Formed in '96 as an untamed noise-based improvisation ensemble who received extreme reactions good or bad.

Features members who've had many musical adventures, along with experiences ranging from learning Chinese to building percussion from aircraft.

With this sort of pedigree the music is certainly off kilter and out on it's own. The cacophony of sub-jazz influenced improvisations are in constant flux never staying in one place enough for you to get too comfortable.

Crohinga Well - Issue 15
[from a review of several Unit Circle releases] Unit Circle Rekkids is a new name to me and I regret not discovering this alternative label any sooner, because the four releases I got so far are challenging and excellent... Unfolkus started in 1996 as a raw, untamed noise and in the Seattle alternative scene. The four members of UnFolkUs explored a vast range of improvisational soundscapes and matured their style somewhat.
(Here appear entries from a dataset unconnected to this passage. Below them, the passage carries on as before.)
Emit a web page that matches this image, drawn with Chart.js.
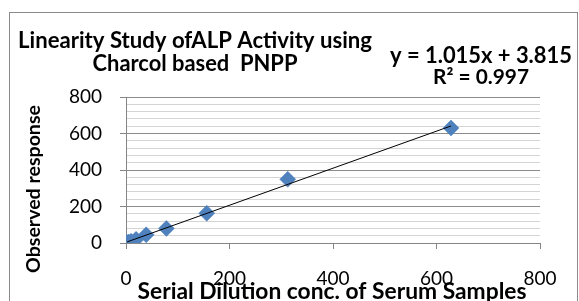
<!DOCTYPE html>
<html><head><meta charset="utf-8">
<script src="https://cdn.jsdelivr.net/npm/chart.js@4"></script>
<style>html,body{margin:0;padding:0;background:#fff}#w{width:579px;height:301px}</style>
</head>
<body><div id="w"><canvas id="c" width="579" height="301"></canvas></div>
<script>
// Data
const concentrations = [2.4, 4.9, 9.8, 19.5, 39, 78, 156, 312.5, 628];
const responses      = [2, 5, 10, 20, 45, 80, 163, 349, 630];
const xTickValues = [0, 200, 400, 600, 800];
const yTickValues = [0, 200, 400, 600, 800];
const trendSlope = 1.015;
const trendIntercept = 3.815;
const chartTitleLines = ['Linearity Study ofALP Activity using', 'Charcol based  PNPP'];
const equationLines = ['y = 1.015x + 3.815', 'R\u00B2 = 0.997'];
const xAxisTitle = 'Serial Dilution conc. of Serum Samples';
const yAxisTitle = 'Observed response';

const FONT = 'Lato, "Open Sans", sans-serif';
const majorStep = yTickValues[1] - yTickValues[0];

const points = concentrations.map((x, i) => ({x: x, y: responses[i]}));
const xMin = Math.min(...concentrations), xMax = Math.max(...concentrations);
const trend = [xMin, xMax].map(x => ({x: x, y: trendSlope * x + trendIntercept}));

function fitText(ctx, text, cx, cy, target, weight, rot) {
  ctx.save();
  ctx.font = weight + ' 20px ' + FONT;
  const w = ctx.measureText(text).width;
  const size = 20 * target / w;
  ctx.font = weight + ' ' + size.toFixed(2) + 'px ' + FONT;
  ctx.fillStyle = '#000';
  ctx.textAlign = 'center';
  ctx.textBaseline = 'middle';
  ctx.translate(cx, cy);
  if (rot) ctx.rotate(-Math.PI / 2);
  ctx.fillText(text, 0, 0);
  ctx.restore();
}

const decor = {
  id: 'decor',
  beforeDraw(chart) {
    const ctx = chart.ctx;
    ctx.save();
    ctx.fillStyle = '#fff';
    ctx.fillRect(0, 0, chart.width, chart.height);
    ctx.strokeStyle = '#8a8a8a';
    ctx.lineWidth = 1;
    ctx.strokeRect(9.5, 12.5, 568, 300);
    ctx.restore();
  },
  afterDraw(chart) {
    const ctx = chart.ctx;
    fitText(ctx, chartTitleLines[0], 195, 41, 354, 'bold');
    fitText(ctx, chartTitleLines[1], 195, 64, 205, 'bold');
    fitText(ctx, equationLines[0], 481, 56, 182, 'bold');
    fitText(ctx, equationLines[1], 481, 77, 96, 'bold');
    fitText(ctx, yAxisTitle, 34, 189, 168, 'bold', true);
    fitText(ctx, xAxisTitle, 332, 292, 389, 'bold');
  }
};

new Chart(document.getElementById('c'), {
  type: 'scatter',
  data: {
    datasets: [
      {
        label: 'Observed',
        data: points,
        pointStyle: 'rectRot',
        pointRadius: 8,
        backgroundColor: '#4F81BD',
        borderColor: '#4F81BD',
        borderWidth: 0.5,
        order: 1
      },
      {
        label: 'Linear',
        type: 'line',
        data: trend,
        borderColor: '#000',
        borderWidth: 1,
        pointRadius: 0,
        fill: false,
        order: 0
      }
    ]
  },
  options: {
    responsive: false,
    animation: false,
    devicePixelRatio: 1,
    layout: {padding: {top: 97, right: 39, left: 0, bottom: 0}},
    plugins: {legend: {display: false}, tooltip: {enabled: false}, title: {display: false}},
    scales: {
      x: {
        type: 'linear',
        min: xTickValues[0], max: xTickValues[xTickValues.length - 1],
        afterBuildTicks(scale) { scale.ticks = xTickValues.map(v => ({value: v})); },
        afterFit(scale) { scale.height = 58; },
        grid: {drawOnChartArea: false, drawTicks: true, tickLength: 6, tickColor: '#868686'},
        border: {color: '#868686'},
        ticks: {color: '#000', font: {family: FONT, size: 19}, padding: 18, maxRotation: 0}
      },
      y: {
        type: 'linear',
        min: yTickValues[0], max: yTickValues[yTickValues.length - 1],
        afterFit(scale) { scale.width = 126; },
        grid: {
          drawTicks: true, tickLength: 6,
          color: c => (c.tick && c.tick.value % majorStep === 0) ? '#8c8c8c' : '#d4d4d4',
          tickColor: c => (c.tick && c.tick.value % majorStep === 0) ? '#868686' : 'rgba(0,0,0,0)'
        },
        border: {color: '#868686'},
        ticks: {
          stepSize: 40,
          color: '#000', font: {family: FONT, size: 19}, padding: 18,
          autoSkip: false,
          callback: v => (yTickValues.includes(v) ? String(v) : '')
        }
      }
    }
  },
  plugins: [decor]
});
</script>
</body></html>
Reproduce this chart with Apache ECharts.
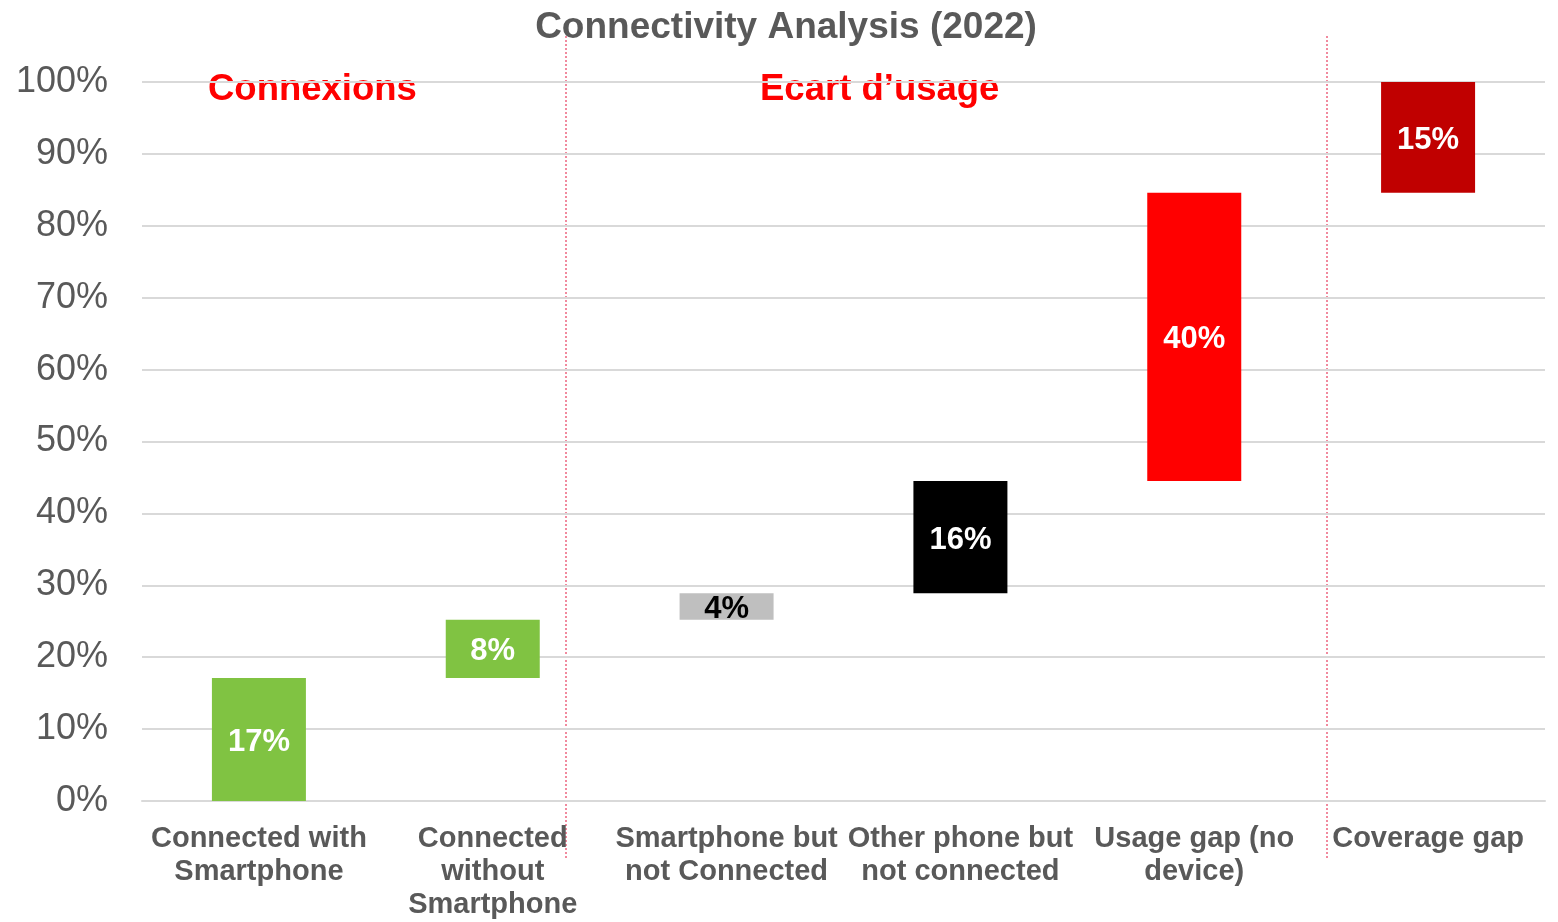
<!DOCTYPE html>
<html>
<head>
<meta charset="utf-8">
<title>Connectivity Analysis (2022)</title>
<script src="https://cdn.jsdelivr.net/npm/echarts@6/dist/echarts.min.js"></script>
<style>
  html, body { margin: 0; padding: 0; background: #fff; }
  #chart { width: 1558px; height: 922px; }
</style>
</head>
<body>
<div id="chart"></div>
<script>
// categories on the x axis
const categories = [
  "Connected with\nSmartphone",
  "Connected\nwithout\nSmartphone",
  "Smartphone but\nnot Connected",
  "Other phone but\nnot connected",
  "Usage gap (no\ndevice)",
  "Coverage gap"
];
// share of each step (%)
const shares = [17.1, 8.1, 3.7, 15.6, 40.1, 15.4];
const barColors = ["#80C342", "#80C342", "#BFBFBF", "#000000", "#FF0000", "#C00000"];
const labelColors = ["#fff", "#fff", "#000", "#fff", "#fff", "#fff"];
const yTicks = [0, 10, 20, 30, 40, 50, 60, 70, 80, 90, 100];

// invisible base for the waterfall = running total before each step
const bases = [];
let run = 0;
shares.forEach(function (v) { bases.push(+run.toFixed(1)); run += v; });

const font = "'Liberation Sans', Arial, sans-serif";
const chart = echarts.init(document.getElementById("chart"));

chart.setOption({
  animation: false,
  title: {
    text: "Connectivity Analysis (2022)",
    left: 781,
    textAlign: "center",
    top: 4,
    textStyle: { fontFamily: font, fontSize: 37, fontWeight: "bold", color: "#595959" }
  },
  grid: { left: 142, right: 13, top: 82, bottom: 121 },
  xAxis: {
    type: "category",
    data: categories,
    axisLine: { show: true, lineStyle: { color: "#D9D9D9", width: 2 } },
    axisTick: { show: false },
    axisLabel: {
      interval: 0,
      margin: 21,
      fontFamily: font,
      fontSize: 29,
      fontWeight: "bold",
      lineHeight: 33,
      color: "#595959"
    }
  },
  yAxis: {
    type: "value",
    min: yTicks[0],
    max: yTicks[yTicks.length - 1],
    interval: 10,
    axisLine: { show: false },
    axisTick: { show: false },
    splitLine: { lineStyle: { color: "#D9D9D9", width: 2 } },
    axisLabel: {
      margin: 34,
      fontFamily: font,
      fontSize: 36,
      color: "#595959",
      padding: [4, 0, 0, 0],
      formatter: "{value}%"
    }
  },
  series: [
    {
      name: "base",
      type: "bar",
      stack: "wf",
      barWidth: 94,
      itemStyle: { color: "transparent" },
      emphasis: { disabled: true },
      data: bases
    },
    {
      name: "share",
      type: "bar",
      stack: "wf",
      barWidth: 94,
      data: shares.map(function (v, i) {
        return {
          value: v,
          itemStyle: { color: barColors[i] },
          label: { color: labelColors[i] }
        };
      }),
      label: {
        show: true,
        position: "inside",
        offset: [0, 3],
        fontFamily: font,
        fontSize: 31,
        fontWeight: "bold",
        formatter: function (p) { return Math.round(p.value) + "%"; }
      }
    }
  ],
  graphic: [
    {
      type: "text",
      left: 208,
      top: 71,
      style: { text: "Connexions", fill: "#FF0000", font: "bold 36.5px " + font }
    },
    {
      type: "text",
      left: 760,
      top: 71,
      style: { text: "Ecart d\u2019usage", fill: "#FF0000", font: "bold 36.5px " + font }
    },
    {
      type: "line",
      shape: { x1: 566, y1: 36, x2: 566, y2: 860 },
      style: { stroke: "#E3173E", lineWidth: 1, lineDash: [2, 2] }
    },
    {
      type: "line",
      shape: { x1: 1327, y1: 36, x2: 1327, y2: 860 },
      style: { stroke: "#E3173E", lineWidth: 1, lineDash: [2, 2] }
    }
  ]
});
</script>
</body>
</html>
Their debut CD features 10 avant-garde compositions (46') on Chapman Stick (Rob Bageant), Guitar (Bill Horist), clarinet, contrabass clarinet, and alto sax (Paul Hoskin) and drums & sharp metal objects (Eveline Muller-Graf, the Swiss female percussionist of the band). The music on this very courageous album has no real form or structure and represents a series of journeys through undiscovered musical possibilities. No commercial potential? I don't know, it will be very small anyway, but at least this is an ensemble able to express itself without any conventions. Recommended to fans of avant-garde.